Galileo Student Journalism | Galileo Academy of Science & Technology | San Francisco

The end of college plans with a friend

Since 7th grade, I’ve had an online best friend of 5 years, Tin, with whom I’ve planned on going to college with. Unfortunately, despite our planning and wishful hopes, our plans fell flat when college acceptances were released.

We first met in “The Labyrinth,” an adventure game on the gaming platform Roblox. Although he had already been on my friends list for a few months, we rarely communicated. That was until one summer day when I noticed him in the game, and feeling bored, I decided to join him to chat for a bit.

To my surprise, we connected rather quickly and grew fond of each other. After a few days, for the sake of convenience, we shared Discord to communicate with one another. There, we would talk to each other in our free time, so naturally, we found out more about each other. Then, we found out that we have many similar interests, and we naturally became comfortable around each other. We would have hour-long late night talks so often that we struggled to find new topics to talk about, and we would sometimes FaceTime or livestream our daily lives. We quickly became best friends, yet we remained separated by a screen. 

Initially, I thought Tin was at least older than me by a year if not a few years. I was astonished when I found out that he was actually in the same grade and lived near LA, only an hour plane flight away. Our close distance made us determined to meet up one day, and college seemed like the perfect opportunity to do so. We considered the idea heavily, deciding to focus on it more when we got into high school to make our dream a reality.

In high school, we continued to talk intermittently about our plans, discussing what we would do when we met one another and promising to room together. We also consulted other friends who were already in college for advice. Coming to a decision, we both set our sights on UC San Diego because it had good facilities, was a good location geographically, and was a good school for the majors we wanted to go into.

To boost our chances of getting in, Tin encouraged me to take some extracurriculars and we decided to take some of the same AP classes such as AP Lang, AP Gov, and AP Calc AB so we could help each other out. At the same time, he involved himself in his school and participated in outside activities like Eagle Scouts.

However, a problem arose at the end of my junior year which made me worry about our chances of both getting into the same college.  First, Tin received a low grade in AP Chemistry,  then I realized I didn’t have enough extracurriculars. While this wouldn’t have guaranteed that I would be rejected, it likely lowered my chances of getting in and seemed less appealing to colleges compared to other applicants. This problem became apparent when we were filling out our applications together in November. We smoothly filled out the schools and campuses section, yet I paused when it came to extracurriculars and awards. My extracurriculars consisted of some clubs, community service, and a summer program, but they didn’t seem like much, especially considering that I didn’t have a significant role in most of them.

Even with the worry that our applications weren’t as strong as they could be, we submitted them and waited with baited breaths, hoping for the best. On the day acceptances came out, we both logged on to the portal at the same time, only to be met with double rejection.
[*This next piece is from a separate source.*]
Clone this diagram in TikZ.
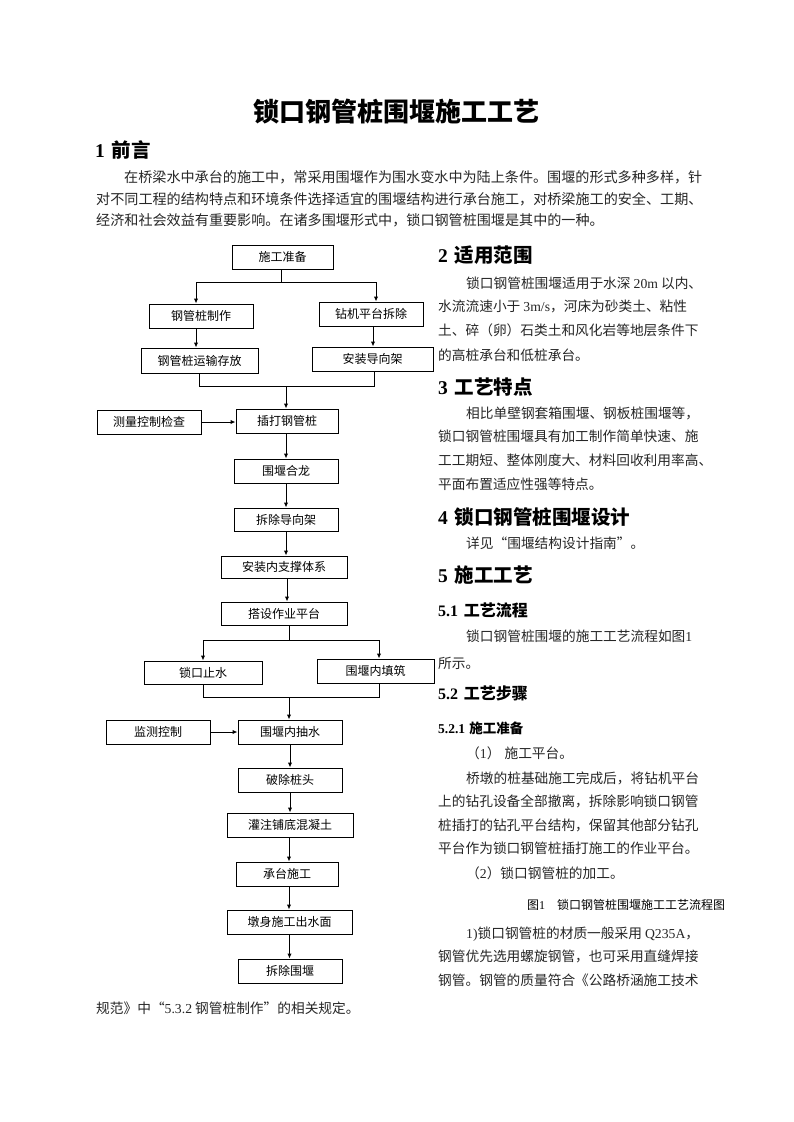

After planning and working towards our goal for so long, hoping desperately for acceptance, it was incredibly disheartening to see the results. The rejection greatly disappointed both of us, leaving us unsure of how to move forward. While it didn’t change our relationship, it certainly shattered our hopes of attending college together.

After taking some time to think about it, considering the competition and lower acceptance rates this year, not being accepted was understandable, although we thought at least one of us would get accepted. After deliberation, our outlooks changed, resigning ourselves to our fate and realizing that we couldn’t change what already happened. We instead focused on how we could meet in the future.

In the end, the rest of our schools were mismatched, with either one or none of us getting in. Although this was certainly crushing for both of us, we came to terms with it and decided that not going to the same college isn’t the be-all and end-all. Although we could have shared many more fun experiences in person, we can still interact as we usually do online. So instead, we planned to visit each other after finishing college, or hopefully sometime in the summer.